Assassination Attempt on Egyptian Interior Minister
Egypt’s Interior Minister Mohamed Ibrahim was traveling through the Nasr City area in Cairo Thursday morning when a bomb exploded near his convoy. A local Egyptian news agency reported that 19 people were injured in the attack. At least four police officers and nine civilians were injured in the bombing and nearby cars and buildings were severely damaged. The cause of the bomb remains unknown; state media have reported that a bomb was thrown from a nearby building but other reports indicate that a car exploded. Some fear that the explosion represents a resurgence of the violence Egypt experienced in the 1990s, when attacks by Islamist militants destabilized the country and affected the tourism industry. A spokesperson with the Muslim Brotherhood has condemned the attacks.
US Senate Approves Obama’s Syria Resolution
Ten members of the US Senate voted to give President Obama limited power to strike Syria. Two Democrats and three Republicans decided to oppose the president’s proposal and one senator voted present. Members of Congress are still fiercely debating whether the US should undertake military action against Syria, after the Syrian government reportedly used chemical weapons against civilians. Many members of Obama’s party have expressed serious concerns about the resolution. Representative Hakeem Jeffries was quoted by the New York Times as saying: “There are two major considerations to take into account…the prestige of an administration we strongly support versus an open-ended conflict in the Middle East that risks the lives of the people we represent if war were to break out. Not to mention the diversion of resources back into our communities that sorely need it.”
Palestinians Turned Away at Cairo Airport, Deported to Gaza
31 Palestinians who were attempting to enter Egypt at the Cairo airport were denied entrance to the country and deported to Gaza yesterday. In the weeks following Egyptian President Morsi’s ouster, the Egyptian media and politicians have accused Syrians, Palestinians and other foreign nationals of infiltrating pro-Morsi protests and inciting violence against civilians. In early July, Egypt abruptly changed its admittance policy for Syrians; Egypt now requires all Syrians to obtain a visa before entering the country.
World Leaders Assemble for G20 Summit; Syria Question on Table
As world leaders arrived in Saint Petersburg today for the G20 summit, The Guardian reported that China has officially joined Russia in opposing a controversial military strike on Syria, because such action would drive up oil prices and affect the world economy. UN Secretary General Ban Ki moon, Italy’s Prime Minister, the head of the European Council, the Pope, the Arab League and other world leaders and groups are advocating for a political solution to the crisis. Russian President Vladimir Putin is expected to raise the issue at the summit’s dinner. France has come out in support of President Obama’s proposal, and the French Foreign Minister was quoted as saying “We are convinced that if there is no punishment for Mr. Assad, there will be no negotiation. Punishment will allow negotiation, but obviously it will be difficult.”

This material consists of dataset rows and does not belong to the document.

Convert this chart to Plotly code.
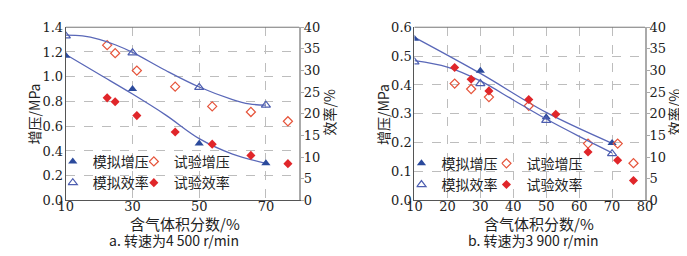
import plotly.graph_objects as go

# ---------------- data: panel a (4 500 r/min) ----------------
a_sim_x = [10, 30, 50, 70]
a_sim_p = [1.17, 0.90, 0.46, 0.30]
a_sim_eff = [38.0, 34.1, 26.1, 22.0]
a_exp_x = [22.4, 24.8, 31.3, 42.8, 53.9, 65.5, 76.6]
a_exp_p = [1.255, 1.19, 1.05, 0.92, 0.76, 0.715, 0.64]
a_exp_eff = [23.7, 22.8, 19.6, 15.8, 13.0, 10.4, 8.5]
a_fitp_x = [10, 20, 30, 40, 50, 60, 70]
a_fitp_y = [1.18, 1.02, 0.86, 0.69, 0.50, 0.375, 0.30]
a_fite_x = [10, 15, 20, 25, 30, 40, 50, 60, 65, 70]
a_fite_y = [38.2, 38.0, 37.2, 35.9, 34.2, 30.0, 26.2, 23.3, 22.3, 22.0]

# ---------------- data: panel b (3 900 r/min) ----------------
b_sim_x = [10, 30, 50, 70]
b_sim_p = [0.56, 0.449, 0.288, 0.199]
b_sim_eff = [32.0, 27.0, 18.5, 10.8]
b_exp_x = [22.2, 27.2, 32.6, 44.7, 62.7, 71.7, 76.5]
b_exp_p = [0.405, 0.386, 0.358, 0.328, 0.197, 0.197, 0.129]
b_expe_x = [22.2, 27.2, 32.6, 44.7, 52.9, 62.7, 71.7, 76.5]
b_exp_eff = [30.7, 28.0, 25.3, 23.3, 19.9, 11.2, 9.3, 4.6]
b_fitp_x = [10, 30, 50, 70]
b_fitp_y = [0.565, 0.44, 0.305, 0.198]
b_fite_x = [10, 20, 30, 40, 50, 60, 70]
b_fite_y = [32.3, 30.8, 27.6, 23.2, 18.8, 14.8, 11.0]

names = ["模拟增压", "模拟效率", "试验增压", "试验效率"]
a_xticks = [10, 30, 50, 70]
b_xticks = [10, 20, 30, 40, 50, 60, 70, 80]

W, H = 687, 256
FONT = "DejaVu Serif"
CJK = "Noto Sans CJK SC"
BLUE_F = "#2B4A9C"
BLUE_O = "#4D5EB0"
LINE = "#5A68B8"
RED_F = "#E0262A"
RED_O = "#E6553C"

def px(x):
    return x / W

def py(y):
    return 1 - y / H

fig = go.Figure()

def add_panel(xa, ya, ya2, leg1, leg2, sx, sp, se, ex, ep, ex2, ee, fpx, fpy, fex, fey):
    fig.add_trace(go.Scatter(x=fpx, y=fpy, mode="lines", line=dict(color=LINE, width=1.3, shape="spline"),
                             xaxis=xa, yaxis=ya, showlegend=False, hoverinfo="skip"))
    fig.add_trace(go.Scatter(x=fex, y=fey, mode="lines", line=dict(color=LINE, width=1.3, shape="spline"),
                             xaxis=xa, yaxis=ya2, showlegend=False, hoverinfo="skip"))
    fig.add_trace(go.Scatter(x=sx, y=sp, mode="markers", name=names[0], legend=leg1, legendgroup=leg1 + "a",
                             marker=dict(symbol="triangle-up", size=8, color=BLUE_F, line=dict(width=0)),
                             xaxis=xa, yaxis=ya))
    fig.add_trace(go.Scatter(x=sx, y=se, mode="markers", name=names[1], legend=leg1, legendgroup=leg1 + "b",
                             marker=dict(symbol="triangle-up-open", size=8, color=BLUE_O, line=dict(width=1.2)),
                             xaxis=xa, yaxis=ya2))
    fig.add_trace(go.Scatter(x=ex, y=ep, mode="markers", name=names[2], legend=leg2, legendgroup=leg2 + "a",
                             marker=dict(symbol="diamond-open", size=7, color=RED_O, line=dict(width=1.2)),
                             xaxis=xa, yaxis=ya))
    fig.add_trace(go.Scatter(x=ex2, y=ee, mode="markers", name=names[3], legend=leg2, legendgroup=leg2 + "b",
                             marker=dict(symbol="diamond", size=7, color=RED_F, line=dict(width=0)),
                             xaxis=xa, yaxis=ya2))

add_panel("x", "y", "y2", "legend", "legend2", a_sim_x, a_sim_p, a_sim_eff, a_exp_x, a_exp_p, a_exp_x, a_exp_eff,
          a_fitp_x, a_fitp_y, a_fite_x, a_fite_y)
add_panel("x2", "y3", "y4", "legend3", "legend4", b_sim_x, b_sim_p, b_sim_eff, b_exp_x, b_exp_p, b_expe_x, b_exp_eff,
          b_fitp_x, b_fitp_y, b_fite_x, b_fite_y)

TOP, BOT = 13, 197
ydom = [py(BOT), py(TOP)]
grid = dict(showgrid=True, gridcolor="#bdbdbd", griddash="dash", gridwidth=1)
tickfont = dict(family=FONT, size=13, color="#222")

def xaxis(dom, ticks, anchor):
    return dict(domain=dom, range=[10, 80], tickvals=ticks, anchor=anchor, zeroline=False,
                showline=True, linecolor="#555", linewidth=1.2, mirror=False, ticks="",
                tickfont=tickfont, ticklabelstandoff=-6, **grid)

def yleft(dom, rng, dt, anchor):
    return dict(domain=dom, range=rng, dtick=dt, tick0=0, anchor=anchor, zeroline=False,
                showline=True, linecolor="#555", linewidth=1.2, ticks="",
                tickfont=tickfont, tickformat=".1f", ticklabelstandoff=-1, **grid)

def yright(over, anchor):
    return dict(overlaying=over, side="right", range=[0, 40], dtick=5, tick0=0, anchor=anchor,
                showgrid=False, zeroline=False, showline=True, linecolor="#aaa", linewidth=2,
                ticks="outside", ticklen=3, tickcolor="#aaa",
                tickfont=tickfont, ticklabelstandoff=-3)

fig.update_layout(
    width=W, height=H, margin=dict(l=0, r=0, t=0, b=0),
    paper_bgcolor="white", plot_bgcolor="white", font=dict(family=FONT, size=14, color="#222"),
    xaxis=xaxis([px(51), px(290)], a_xticks, "y"),
    yaxis=yleft(ydom, [0, 1.4], 0.2, "x"),
    yaxis2=yright("y", "x"),
    xaxis2=xaxis([px(408), px(644)], b_xticks, "y3"),
    yaxis3=yleft(ydom, [0, 0.6], 0.1, "x2"),
    yaxis4=yright("y3", "x2"),
)

# top border lines
for xr in [(51, 290), (408, 644)]:
    fig.add_shape(type="line", xref="paper", yref="paper", x0=px(xr[0]), x1=px(xr[1]), y0=py(TOP), y1=py(TOP),
                  line=dict(color="#777", width=1))

# white boxes behind legends (hide gridlines)
for (x0, x1, y0, y1) in [(54, 221, 147, 195), (412, 583, 149, 195)]:
    fig.add_shape(type="rect", xref="paper", yref="paper", x0=px(x0), x1=px(x1), y0=py(y1), y1=py(y0),
                  fillcolor="white", line=dict(width=0), layer="between")

legstyle = dict(bgcolor="rgba(0,0,0,0)", borderwidth=0, font=dict(family=CJK, size=14, color="#222"),
                xanchor="left", yanchor="top", tracegroupgap=0, itemwidth=30, orientation="v",
                indentation=-15)
fig.update_layout(
    legend=dict(x=px(53), y=py(139), **legstyle),
    legend2=dict(x=px(136), y=py(139), **legstyle),
    legend3=dict(x=px(410), y=py(141), **legstyle),
    legend4=dict(x=px(497), y=py(141), **legstyle),
)

def ann(text, x, y, angle=0, size=14, fam=CJK):
    fig.add_annotation(text=text, xref="paper", yref="paper", x=px(x), y=py(y), showarrow=False,
                       textangle=angle, font=dict(family=fam, size=size, color="#222"),
                       xanchor="center", yanchor="middle")

ann("含气体积分数/%", 173, 221, size=15)
ann("a. 转速为4 500 r/min", 162, 239)
ann("含气体积分数/%", 535, 221, size=15)
ann("b. 转速为3 900 r/min", 530, 239)
ann("增压/MPa", 18, 105, -90)
ann("效率/%", 320, 104, -90)
ann("增压/MPa", 376, 106, -90)
ann("效率/%", 674, 103, -90)

fig.write_html("out.html")
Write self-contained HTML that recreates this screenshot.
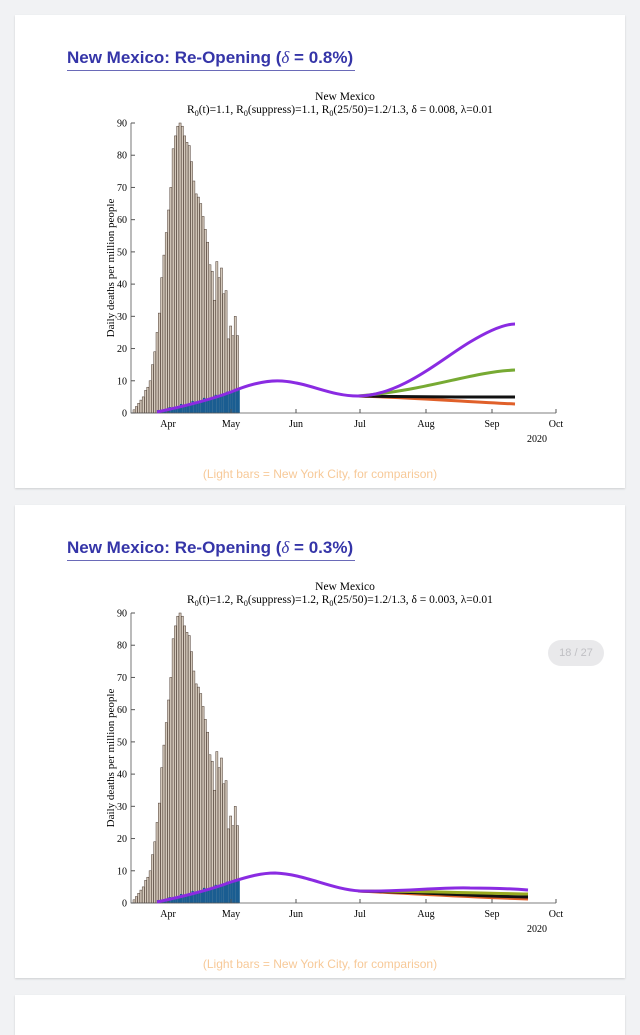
<!DOCTYPE html>
<html><head><meta charset="utf-8"><style>
body{margin:0;background:#f1f2f4;width:640px;height:1024px;overflow:hidden;position:relative;font-family:"Liberation Sans",sans-serif}
.card{position:absolute;left:15px;width:610px;background:#fff;box-shadow:0 1px 2px rgba(0,0,0,.15)}
.t{position:absolute;left:52px;top:33px;font-weight:bold;font-size:17px;color:#3535a8;border-bottom:1.5px solid #6a6ab8;padding:0 2px 2px 0}
.t i{font-family:"Liberation Serif",serif;font-weight:normal}
.f{position:absolute;left:0;width:610px;text-align:center;top:452px;font-size:12px;color:#f7c998}
.pill{position:absolute;left:548px;top:640px;width:56px;height:26px;border-radius:13px;background:#e9e9eb;color:#c0c0c4;font-size:11px;text-align:center;line-height:26px;z-index:5}
svg{position:absolute;left:0;top:0}
</style></head><body>
<div class="card" style="top:15px;height:473px"><div class="t">New Mexico: Re-Opening (<i>δ</i> = 0.8%)</div><div class="f">(Light bars = New York City, for comparison)</div></div>
<div class="card" style="top:505px;height:473px"><div class="t">New Mexico: Re-Opening (<i>δ</i> = 0.3%)</div><div class="f">(Light bars = New York City, for comparison)</div></div>
<div class="card" style="top:995px;height:40px"></div>
<svg id="s" width="640" height="1024" font-family="Liberation Serif,serif"></svg>
<div class="pill">18 / 27</div>
<script>
var nyc=[1,2,3,4,5,7,8,10,15,19,25,31,42,49,56,63,70,82,86,89,90,89,86,84,83,78,72,68,67,65,61,57,53,46,44,35,47,42,45,37,38,23,27,24,30,24];
var h='';
function chart(o,p){
 var y0=413+o,sc=290/90;
 h+='<text x="345" y="'+(100+o)+'" font-size="11.5" text-anchor="middle">New Mexico</text>';
 h+='<text x="340" y="'+(113+o)+'" font-size="11.5" text-anchor="middle">R<tspan font-size="8" dy="3">0</tspan><tspan dy="-3">(t)='+p.r+',  R</tspan><tspan font-size="8" dy="3">0</tspan><tspan dy="-3">(suppress)='+p.r+',  R</tspan><tspan font-size="8" dy="3">0</tspan><tspan dy="-3">(25/50)=1.2/1.3, δ = '+p.d+', λ=0.01</tspan></text>';
 for(var i=0;i<nyc.length;i++){var x=133+i*2.3,v=nyc[i]*sc;h+='<rect x="'+x+'" y="'+(y0-v)+'" width="2.1" height="'+v+'" fill="#d4c9bc" stroke="#4a3a30" stroke-width="0.5"/>';}
 for(var i=0;i<36;i++){var x=157+i*2.3,v=(0.3+i*0.19+(i%5==0?0.6:0))*sc;h+='<rect x="'+x+'" y="'+(y0-v)+'" width="2.3" height="'+v+'" fill="#1a5d91"/>';}
 h+='<path d="M131 '+(123+o)+'V'+y0+'H556" fill="none" stroke="#555" stroke-width="0.8"/>';
 for(var k=0;k<=9;k++){var y=y0-k*10*sc;h+='<line x1="131" x2="135" y1="'+y+'" y2="'+y+'" stroke="#555"/><text x="127" y="'+(y+3.5)+'" font-size="10" text-anchor="end">'+k*10+'</text>';}
 [['Apr',168],['May',231],['Jun',296],['Jul',360],['Aug',426],['Sep',492],['Oct',556]].forEach(function(m){h+='<line x1="'+m[1]+'" x2="'+m[1]+'" y1="'+y0+'" y2="'+(y0-4)+'" stroke="#555"/><text x="'+m[1]+'" y="'+(y0+14)+'" font-size="10" text-anchor="middle">'+m[0]+'</text>';});
 h+='<text x="537" y="'+(y0+29)+'" font-size="10" text-anchor="middle">2020</text>';
 h+='<text transform="translate(114,'+(268+o)+') rotate(-90)" font-size="11" text-anchor="middle">Daily deaths per million people</text>';
 p.c.forEach(function(c){h+='<path d="'+c[1]+'" fill="none" stroke="'+c[0]+'" stroke-width="3"/>';});
}
chart(0,{r:'1.1',d:'0.008',c:[
['#e0602a','M358 396C420 398 470 402 515 404'],
['#111','M358 396C420 397 470 397 515 397'],
['#77aa33','M358 396C430 390 470 372 515 370'],
['#8a2be2','M157 412C190 405 215 398 231 392C250 384 268 380 282 381C310 383 330 396 358 396C400 396 440 360 470 342C490 330 505 324 515 324']]});
chart(490,{r:'1.2',d:'0.003',c:[
['#e0602a','M358 891C420 894 470 897 528 899'],
['#111','M358 891C420 892 470 896 528 897'],
['#99aa22','M358 891C420 891 470 893 528 894'],
['#8a2be2','M157 902C190 895 215 888 231 882C250 876 262 873 275 873C305 874 330 889 360 891C400 892 440 887 470 888C495 888 515 889 528 890']]});
document.getElementById('s').innerHTML=h;
</script>
</body></html>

Two Killed in Sinai Violence
In more troubling news from the Sinai Peninsula, armed assailants whose identity remains unknown shot and killed two more army conscripts and injured eight in the northern Al-Arish district. Since President Morsi’s ouster in early July, random violent attacks against security personnel have become somewhat commonplace in this isolated area of Egypt. 25 police officers who were traveling through the region in mid-August were also killed by unknown assailants.